##### DATA SEGMENT
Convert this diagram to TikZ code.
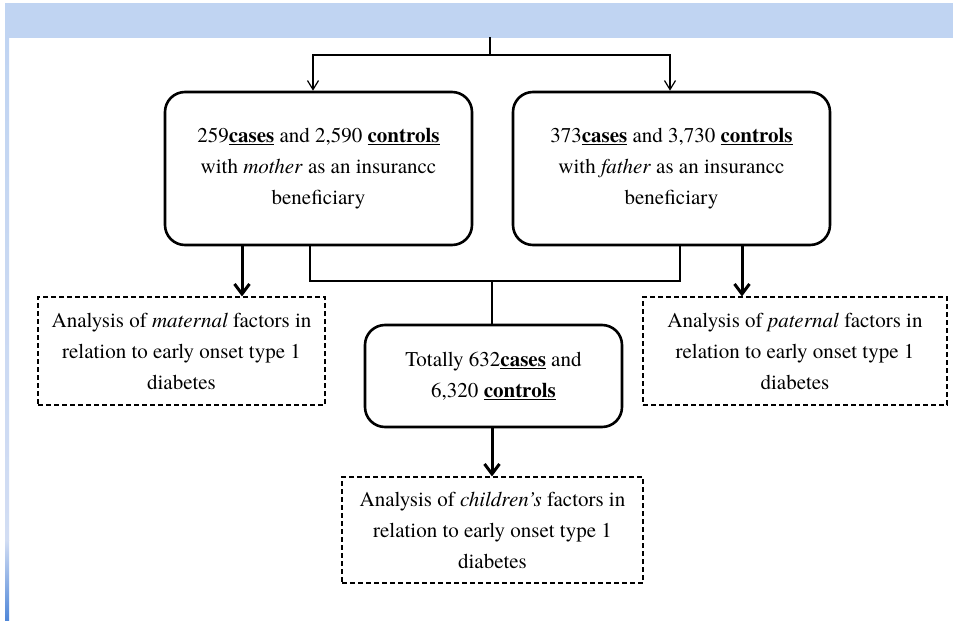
\documentclass[tikz,border=0pt]{standalone}
\usepackage{fontspec}
\setmainfont{texgyretermes-regular.otf}[BoldFont=texgyretermes-bold.otf,
  ItalicFont=texgyretermes-italic.otf, BoldItalicFont=texgyretermes-bolditalic.otf]
\usetikzlibrary{positioning,arrows.meta,calc}

\definecolor{bandblue}{HTML}{C0D4F2}
\definecolor{bandlight}{HTML}{D2DDF3}
\definecolor{stripdark}{HTML}{4E86D8}
\newcommand{\ubold}[1]{\underline{\textbf{#1}}}

\begin{document}
\begin{tikzpicture}[x=1pt, y=-1pt,
  font=\fontsize{21}{31}\selectfont,
  group/.style={draw, line width=2.6pt, rounded corners=20pt, align=center, inner sep=0pt},
  result/.style={draw, line width=1.1pt, dash pattern=on 5pt off 3pt, align=center, inner sep=0pt},
  link/.style={line width=1.2pt},
  feed/.style={line width=1.2pt, -{Straight Barb[length=9pt,width=11pt]}},
  outcome/.style={line width=3pt, -{Straight Barb[length=10pt,width=15pt]}}]
\useasboundingbox (0,0) rectangle (953,621);
% background band and strip
\fill[white] (0,0) rectangle (953,621);
\shade[left color=bandblue, middle color=bandlight, right color=bandblue] (5,3) rectangle (953,37);
\shade[top color=bandblue, bottom color=bandlight] (5,37) rectangle (9,540);
\shade[top color=bandlight, bottom color=stripdark] (5,540) rectangle (9,621);
% beneficiary groups
\node[group, minimum width=307pt, minimum height=153pt] (mother) at (318.5,168.5)
  {259\ubold{cases} and 2,590 \ubold{controls}\\with \textit{mother} as an insurancc\\beneficiary};
\node[group, minimum width=317pt, minimum height=153pt] (father) at (671.5,168.5)
  {373\ubold{cases} and 3,730 \ubold{controls}\\with \textit{father} as an insurancc\\beneficiary};
\node[group, minimum width=257pt, minimum height=102pt] (total) at (493.5,376)
  {Totally 632\ubold{cases} and\\6,320 \ubold{controls}};
% analyses
\node[result, minimum width=287pt, minimum height=108pt] (maternal) at (181.5,351)
  {Analysis of \textit{maternal} factors in\\relation to early onset type 1\\diabetes};
\node[result, minimum width=304pt, minimum height=108pt] (paternal) at (795,351)
  {Analysis of \textit{paternal} factors in\\relation to early onset type 1\\diabetes};
\node[result, minimum width=301pt, minimum height=106pt] (children) at (492.5,530)
  {Analysis of \textit{children's} factors in\\relation to early onset type 1\\diabetes};
% split at the top
\coordinate (top) at (490,37);
\coordinate (split) at (490,55);
\draw[link] (top) -- (split);
\draw[feed] (split) -| (mother.north -| 313,0);
\draw[feed] (split) -| (father.north -| 670,0);
% joining both groups
\coordinate (join) at (492,281);
\draw[link] (mother.south -| 310,0) |- (join) -| (father.south -| 680,0);
\draw[link] (join) -- (total.north -| join);
% analyses
\draw[outcome] (mother.south -| 242,0) -- (maternal.north -| 242,0);
\draw[outcome] (father.south -| 742,0) -- (paternal.north -| 742,0);
\draw[outcome] (total.south -| 492,0) -- (children.north -| 492,0);
\end{tikzpicture}
\end{document}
##########
• **GIVEN INSTRUCTION**:
All of the material above needs to be restated exactly, with no pictures.

• **THE REPLY**:
Convert this diagram to TikZ code.
\documentclass[tikz,border=0pt]{standalone}
\usepackage{fontspec}
\setmainfont{texgyretermes-regular.otf}[BoldFont=texgyretermes-bold.otf,
  ItalicFont=texgyretermes-italic.otf, BoldItalicFont=texgyretermes-bolditalic.otf]
\usetikzlibrary{positioning,arrows.meta,calc}

\definecolor{bandblue}{HTML}{C0D4F2}
\definecolor{bandlight}{HTML}{D2DDF3}
\definecolor{stripdark}{HTML}{4E86D8}
\newcommand{\ubold}[1]{\underline{\textbf{#1}}}

\begin{document}
\begin{tikzpicture}[x=1pt, y=-1pt,
  font=\fontsize{21}{31}\selectfont,
  group/.style={draw, line width=2.6pt, rounded corners=20pt, align=center, inner sep=0pt},
  result/.style={draw, line width=1.1pt, dash pattern=on 5pt off 3pt, align=center, inner sep=0pt},
  link/.style={line width=1.2pt},
  feed/.style={line width=1.2pt, -{Straight Barb[length=9pt,width=11pt]}},
  outcome/.style={line width=3pt, -{Straight Barb[length=10pt,width=15pt]}}]
\useasboundingbox (0,0) rectangle (953,621);
% background band and strip
\fill[white] (0,0) rectangle (953,621);
\shade[left color=bandblue, middle color=bandlight, right color=bandblue] (5,3) rectangle (953,37);
\shade[top color=bandblue, bottom color=bandlight] (5,37) rectangle (9,540);
\shade[top color=bandlight, bottom color=stripdark] (5,540) rectangle (9,621);
% beneficiary groups
\node[group, minimum width=307pt, minimum height=153pt] (mother) at (318.5,168.5)
  {259\ubold{cases} and 2,590 \ubold{controls}\\with \textit{mother} as an insurancc\\beneficiary};
\node[group, minimum width=317pt, minimum height=153pt] (father) at (671.5,168.5)
  {373\ubold{cases} and 3,730 \ubold{controls}\\with \textit{father} as an insurancc\\beneficiary};
\node[group, minimum width=257pt, minimum height=102pt] (total) at (493.5,376)
  {Totally 632\ubold{cases} and\\6,320 \ubold{controls}};
% analyses
\node[result, minimum width=287pt, minimum height=108pt] (maternal) at (181.5,351)
  {Analysis of \textit{maternal} factors in\\relation to early onset type 1\\diabetes};
\node[result, minimum width=304pt, minimum height=108pt] (paternal) at (795,351)
  {Analysis of \textit{paternal} factors in\\relation to early onset type 1\\diabetes};
\node[result, minimum width=301pt, minimum height=106pt] (children) at (492.5,530)
  {Analysis of \textit{children's} factors in\\relation to early onset type 1\\diabetes};
% split at the top
\coordinate (top) at (490,37);
\coordinate (split) at (490,55);
\draw[link] (top) -- (split);
\draw[feed] (split) -| (mother.north -| 313,0);
\draw[feed] (split) -| (father.north -| 670,0);
% joining both groups
\coordinate (join) at (492,281);
\draw[link] (mother.south -| 310,0) |- (join) -| (father.south -| 680,0);
\draw[link] (join) -- (total.north -| join);
% analyses
\draw[outcome] (mother.south -| 242,0) -- (maternal.north -| 242,0);
\draw[outcome] (father.south -| 742,0) -- (paternal.north -| 742,0);
\draw[outcome] (total.south -| 492,0) -- (children.north -| 492,0);
\end{tikzpicture}
\end{document}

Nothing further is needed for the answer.